There were three sisters and a younger brother, Harold, who became a partner in a firm of solicitors and another member of the East London Group. Walter set the pace in obtaining formal art tuition by attending classes run by Charles Genge at Bethnal Green Men's Institute, which were taken over in 1925 by John Cooper. When Cooper moved his classes to the Bow and Bromley Evening Institute, Walter went with him. The Bolton-born Cooper, who had studied at Bradford, the Slade and in Paris, taught at the Central School and was about 30 when Walter met him. "He was probably the best teacher I ever knew. He would not impose his ideas, always finding a good point to remark on. He would say: 'You are trying to imitate someone not as good as yourself.' "

Cooper attracted teaching talent to Bow. Steggles remembered William Coldstream, Rodrigo Moynihan and Gerald Ososki at the institute in the period before the Second World War. Walter Sickert, whose "useful advice has been constantly with me", turned up several times. Steggles's lifelong friend Lilian Hawthorn, who with her husband Elwin was a notable member of the group, recalled Sickert's eccentric dress on such occasions. Once he held forth dressed like a golfer in plus-fours and diamond- patterned socks, so that "the girls in the class began to have fits of giggles and had to put their hands over their mouths".

The first exhibition of the East London Art Club, as the group was initially known, was held at the Whitechapel Art Gallery in 1928. The philanthropist Sir Charles (later Viscount) Wakefield launched a fund to frame work by those who "by their pecuniary position [some were out of employment] could not provide this for themselves". In 1929 the group transferred to the Lefevre Galleries in King Street, St James's, with Sickert a contributor.
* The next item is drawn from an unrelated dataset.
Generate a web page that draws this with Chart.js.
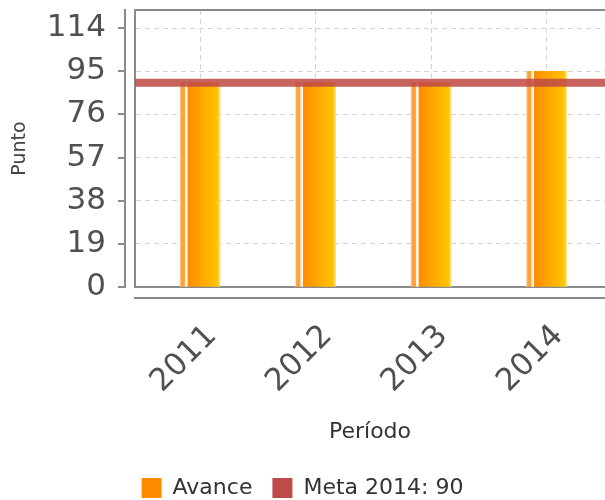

Lefevre was to host a run of group shows until 1936, in addition holding solo exhibitions for members. The catalogues had introductions by leading art critics, and national newspapers found good copy in the fact that a casual labourer, a basket-maker, shop assistants and a window-cleaner and one exhibitor "too poor to pay his bus fares" were showing in the West End.

Encouraged by the dealer Colnaghi, Steggles went to West Ham Technical College to learn engraving and etching, but the slump in the print market around 1930 thwarted that ambition. He continued painting and with his brother Harold shared a show at Lefevre in 1938. From 1939 to 1943, the year John Cooper died, he studied at the Central with Kirkland Jamieson, F.J. Porter and Bernard Meninsky. By now he had exhibited widely in Britain and abroad, but he would never seek a one-man show. The Contemporary Art Society acquired three of his pictures and Manchester City Art Gallery has two.

Like his brother, Walter Steggles had during most of his life to paint while earning a living. For some years he was employed in the drawing office of the shipping company Furness Withy, during the war working for the Ministry of Transport. The collector Sir Edward Marsh had offered to find him a position as a war artist, "but I didn't want to draw war scenes". After retirement in 1967, Steggles was able to concentrate on painting. He and his mother moved frequently, spending periods in Cookham, Winsley near Bath, Scole in Norfolk and Bradford-on-Avon, Wiltshire. The range of interesting subjects widened.

Steggles remembered Sickert's dictum: "A picture must have a 'Look here!' quality. He was right. If you don't attract people, why should they bother to look?"

David Buckman

Walter James Steggles, painter: born London 15 August 1908; died Calne, Wiltshire 5 March 1997.